Sentirsi nel proprio corpo? Merito di percezioni coordinate dal cervello
Il fatto di sentirci all'interno del nostro corpo è un qualcosa che diamo per scontato. Ma come molte altre percezioni, è frutto di un complicato lavoro svolto cerebrale
RICERCA – Per gran parte di noi è assolutamente ovvio sentirsi all’interno del proprio corpo, ma si tratta di una sensazione molto complessa che obbliga il cervello a un lavoro di coordinazione di diversi circuiti. Questa la scoperta di un team di neuroscienziati del Karonska Institut di Stoccolma che è stata descritta nello studio pubblicato su Current Biology.

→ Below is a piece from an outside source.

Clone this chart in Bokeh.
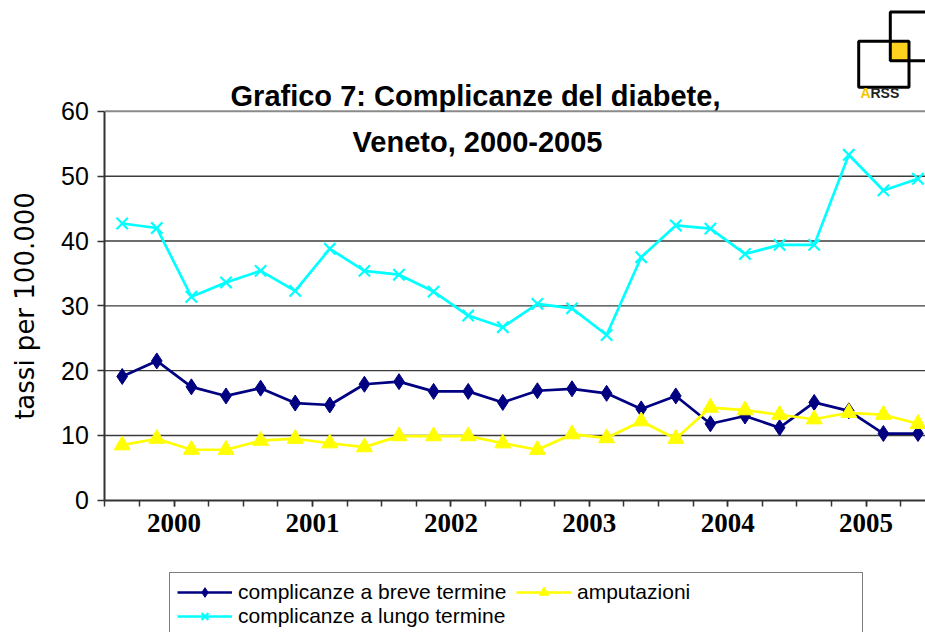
from bokeh.plotting import figure
from bokeh.models import (FixedTicker, Range1d, Label, BoxAnnotation,
                          Legend, LegendItem, ColumnDataSource)
from bokeh.embed import file_html
from bokeh.resources import INLINE

# ---- data (quarterly rates per 100.000, Veneto 2000-2005) ----
years = ["2000", "2001", "2002", "2003", "2004", "2005"]
quarters_per_year = 4
breve = [19.1, 21.5, 17.5, 16.1, 17.3, 15.0, 14.7, 17.9, 18.3, 16.8, 16.8, 15.1,
         16.9, 17.2, 16.5, 14.1, 16.1, 11.8, 13.0, 11.2, 15.1, 13.8, 10.3, 10.3]
amputazioni = [8.5, 9.5, 7.8, 7.8, 9.2, 9.5, 8.8, 8.2, 9.9, 9.9, 9.9, 8.8,
               7.8, 10.2, 9.6, 12.2, 9.5, 14.3, 13.9, 13.2, 12.5, 13.5, 13.2, 11.8]
lungo = [42.7, 42.0, 31.4, 33.6, 35.4, 32.3, 38.8, 35.4, 34.8, 32.2, 28.5, 26.7,
         30.3, 29.6, 25.5, 37.5, 42.4, 41.9, 38.0, 39.4, 39.4, 53.3, 47.8, 49.6]
y_ticks = [0, 10, 20, 30, 40, 50, 60]
series_names = ["complicanze a breve termine", "amputazioni", "complicanze a lungo termine"]

n = len(breve)
n_slots = quarters_per_year * len(years)
xq = [i + 0.5 for i in range(n)]  # centre of each quarter slot
src = ColumnDataSource(dict(x=xq, breve=breve, amp=amputazioni, lungo=lungo))

# ---- layout geometry (pixels) ----
W, H = 925, 632
AX_X, AX_Y = 104.4, 499.8        # pixel position of the axes origin
PX_X, PX_Y = 34.6, 6.4825        # pixels per quarter / per unit
x_range = Range1d(-AX_X / PX_X, (W - AX_X) / PX_X)
y_range = Range1d(-(H - AX_Y) / PX_Y, AX_Y / PX_Y)

p = figure(width=W, height=H, output_backend="svg", toolbar_location=None,
           x_range=x_range, y_range=y_range,
           min_border_left=0, min_border_right=0, min_border_top=0,
           min_border_bottom=0, background_fill_color="white",
           border_fill_color="white")
p.outline_line_color = None
p.xgrid.visible = False
p.ygrid.visible = False

# horizontal grid lines from the axis to the right edge
ymax = y_ticks[-1]
p.segment(x0=0, x1=x_range.end, y0=y_ticks[1:-1], y1=y_ticks[1:-1],
          line_color="#3c3c3c", line_width=1.4, level="underlay")
p.segment(x0=0, x1=x_range.end, y0=ymax, y1=ymax,
          line_color="#8a8a8a", line_width=2, level="underlay")

# y axis (fixed at x = 0, limited to 0..60)
ya = p.yaxis[0]
ya.fixed_location = 0
ya.bounds = (y_ticks[0], y_ticks[-1])
ya.ticker = FixedTicker(ticks=y_ticks)
ya.axis_label = "tassi per 100.000"
ya.axis_label_text_font = "DejaVu Sans"
ya.axis_label_text_font_size = "26px"
ya.axis_label_text_font_style = "normal"
ya.axis_label_text_color = "black"
ya.axis_label_standoff = 18
ya.major_label_text_font = "Liberation Sans"
ya.major_label_text_font_size = "25px"
ya.major_label_text_color = "black"
ya.major_label_standoff = 9
ya.axis_line_width = 2
ya.axis_line_color = "#333333"
ya.major_tick_in = 0
ya.major_tick_out = 7
ya.major_tick_line_color = "#333333"
ya.major_tick_line_width = 1.5
ya.minor_tick_line_color = None

# x axis: year labels at mid-year, ticks at each quarter boundary
xa = p.xaxis[0]
xa.fixed_location = 0
xa.bounds = (0, n_slots)
year_pos = [quarters_per_year * i + quarters_per_year / 2 for i in range(len(years))]
xa.ticker = FixedTicker(ticks=year_pos, minor_ticks=list(range(0, n_slots + 1)))
xa.major_label_overrides = {yp: y for yp, y in zip(year_pos, years)}
xa.major_label_text_font = "Liberation Serif"
xa.major_label_text_font_style = "bold"
xa.major_label_text_font_size = "27px"
xa.major_label_text_color = "black"
xa.major_label_standoff = 8
xa.axis_line_width = 2
xa.axis_line_color = "#333333"
xa.major_tick_in = 0
xa.major_tick_out = 6
xa.minor_tick_in = 0
xa.minor_tick_out = 6
xa.major_tick_line_color = "#333333"
xa.minor_tick_line_color = "#333333"
xa.major_tick_line_width = 1.5
xa.minor_tick_line_width = 1.5

# series
NAVY, YEL, CYAN = "#000080", "#FFFF00", "#00FFFF"
l1 = p.line("x", "breve", source=src, line_color=NAVY, line_width=2.7)
m1 = p.scatter("x", "breve", source=src, marker="diamond", size=16,
               fill_color=NAVY, line_color=NAVY)
l2 = p.line("x", "amp", source=src, line_color=YEL, line_width=2.7)
m2 = p.scatter("x", "amp", source=src, marker="triangle", size=16,
               fill_color=YEL, line_color=YEL)
l3 = p.line("x", "lungo", source=src, line_color=CYAN, line_width=2.7)
m3 = p.scatter("x", "lungo", source=src, marker="x", size=16,
               line_color=CYAN, line_width=2.2)

legend = Legend(items=[LegendItem(label=series_names[0], renderers=[l1, m1]),
                       LegendItem(label=series_names[1], renderers=[l2, m2]),
                       LegendItem(label=series_names[2], renderers=[l3, m3])],
                location=(169, -4), orientation="horizontal", ncols=2,
                glyph_width=55, glyph_height=24, label_height=24, label_width=278,
                label_standoff=6, spacing=0, padding=7, margin=0,
                label_text_font="Liberation Sans", label_text_font_size="21px",
                label_text_color="black", border_line_color="black",
                border_line_width=1, background_fill_color="white",
                background_fill_alpha=1)
p.add_layout(legend, "center")

# title (two lines); screen units measured from the bottom-left corner
tfont = dict(text_font="Liberation Sans", text_font_style="bold",
             text_font_size="29px", text_color="black", text_align="center",
             text_baseline="alphabetic", x_units="screen", y_units="screen")
p.add_layout(Label(x=475, y=H - 95, text="Grafico 7: Complicanze del diabete,", **tfont))
p.add_layout(Label(x=477, y=H - 141.7, text="Veneto, 2000-2005", **tfont))

# ARSS logo (top right)
bu = dict(left_units="screen", right_units="screen", top_units="screen", bottom_units="screen")
p.add_layout(BoxAnnotation(left=890, right=909.3, top=H - 41.7, bottom=H - 61,
                           fill_color="#FFD21F", fill_alpha=1, line_color=None, **bu))
for (lft, rgt, top, bot) in [(858.2, 908.5, 40.8, 86.8), (889.8, 940, 11.5, 60.2)]:
    p.add_layout(BoxAnnotation(left=lft, right=rgt, top=H - top, bottom=H - bot,
                               fill_alpha=0, line_color="black", line_alpha=1,
                               line_width=3, **bu))
p.add_layout(Label(x=860, y=H - 100, text="A", x_units="screen", y_units="screen",
                   text_font="Liberation Sans", text_font_style="bold",
                   text_font_size="14px", text_color="#F2C500"))
p.add_layout(Label(x=870, y=H - 100, text="RSS", x_units="screen", y_units="screen",
                   text_font="Liberation Sans", text_font_style="bold",
                   text_font_size="14px", text_color="#222222"))

open("out.html", "w").write(file_html(p, INLINE))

I sensi di possedere un corpo ed essere localizzato da qualche parte nello spazio sono due componenti fondamentali dell’autocoscienza umana. Nonostante i numerosi studi di neurofisiologia e neuroimaging sulle rappresentazioni dell’ambiente spaziale, il rapporto tra la proprietà del corpo e l’autoposizione rimane un ambito pieno di dubbi. Alcuni studi sui ratti, che valsero nel 2014 il Nobel per la fisiologia e la medicina, avevano infatti dimostrato l’esistenza di specifiche regioni cerebrali in grado di segnalare all’animale la propria posizione, come un GPS. Ma non era chiaro come il cervello umano formasse la percezione di essere un corpo in un dato luogo, né quali fossero le regioni coinvolte.
Per questo gli scienziati hanno realizzato un esperimento su quindici soggetti, inducendo loro l’illusione che si trovassero al di fuori del proprio corpo, quando erano dentro uno scanner cerebrale. Per creare l’illusione i ricercatori si sono serviti di un casco con monitor che mostrava il corpo del partecipante in una posizione diversa: da questo nuovo punto di vista la persona vedeva il corpo di un estraneo in primo piano, mentre il suo corpo era fisicamente visibile in fondo, mentre sporgeva dal buco dello scanner cerebrale. Per indurre l’illusione il corpo del soggetto veniva toccato dagli sperimentatori in modi e tempi identici fatti al corpo estraneo e durante gli esperimenti veniva registrata l’attività cerebrale dei partecipanti.
“Nel giro di pochi secondi, – ha spiegato Arvid Guterstam, tra gli autori dello studio – il cervello fonde la sensazione tattile e lo stimolo visivo della nuova prospettiva, con la conseguente illusione di possedere il corpo dell’estraneo e di trovarsi nella posizione di quel corpo e al di fuori del proprio corpo reale”. Dalle analisi dei dati è stato possibile identificare le aree coinvolte e in particolare si è scoperto che l’autolocalizzazione dipende da circuiti neuronali di ippocampo, cingolo posteriore e corteccia retrospleniale e intraparietale, mentre il senso di appartenenza del corpo riguarda circuiti della corteccia premotoria-intraparietale. Non solo: si è visto la sensazione di trovarsi nel proprio corpo è determinata dall’integrazione operata dal cervello di queste due distinte percezioni, che avvengono nella corteccia cingolata posteriore.
Questi risultati sono affascinanti perché hanno permesso di capire come la corteccia mediale temporale e parietale posteriore sono importanti non solo per i comportamenti ecologici, come la navigazione e l’assunzione di prospettiva, ma determinano anche la rappresentazione percettiva del sentirsi nel proprio corpo in uno spazio. Una scoperta che potrà servire anche per studiare tutti quei disturbi che riguardano proprio queste percezioni, e ipotizzare adeguate strategie di trattamento.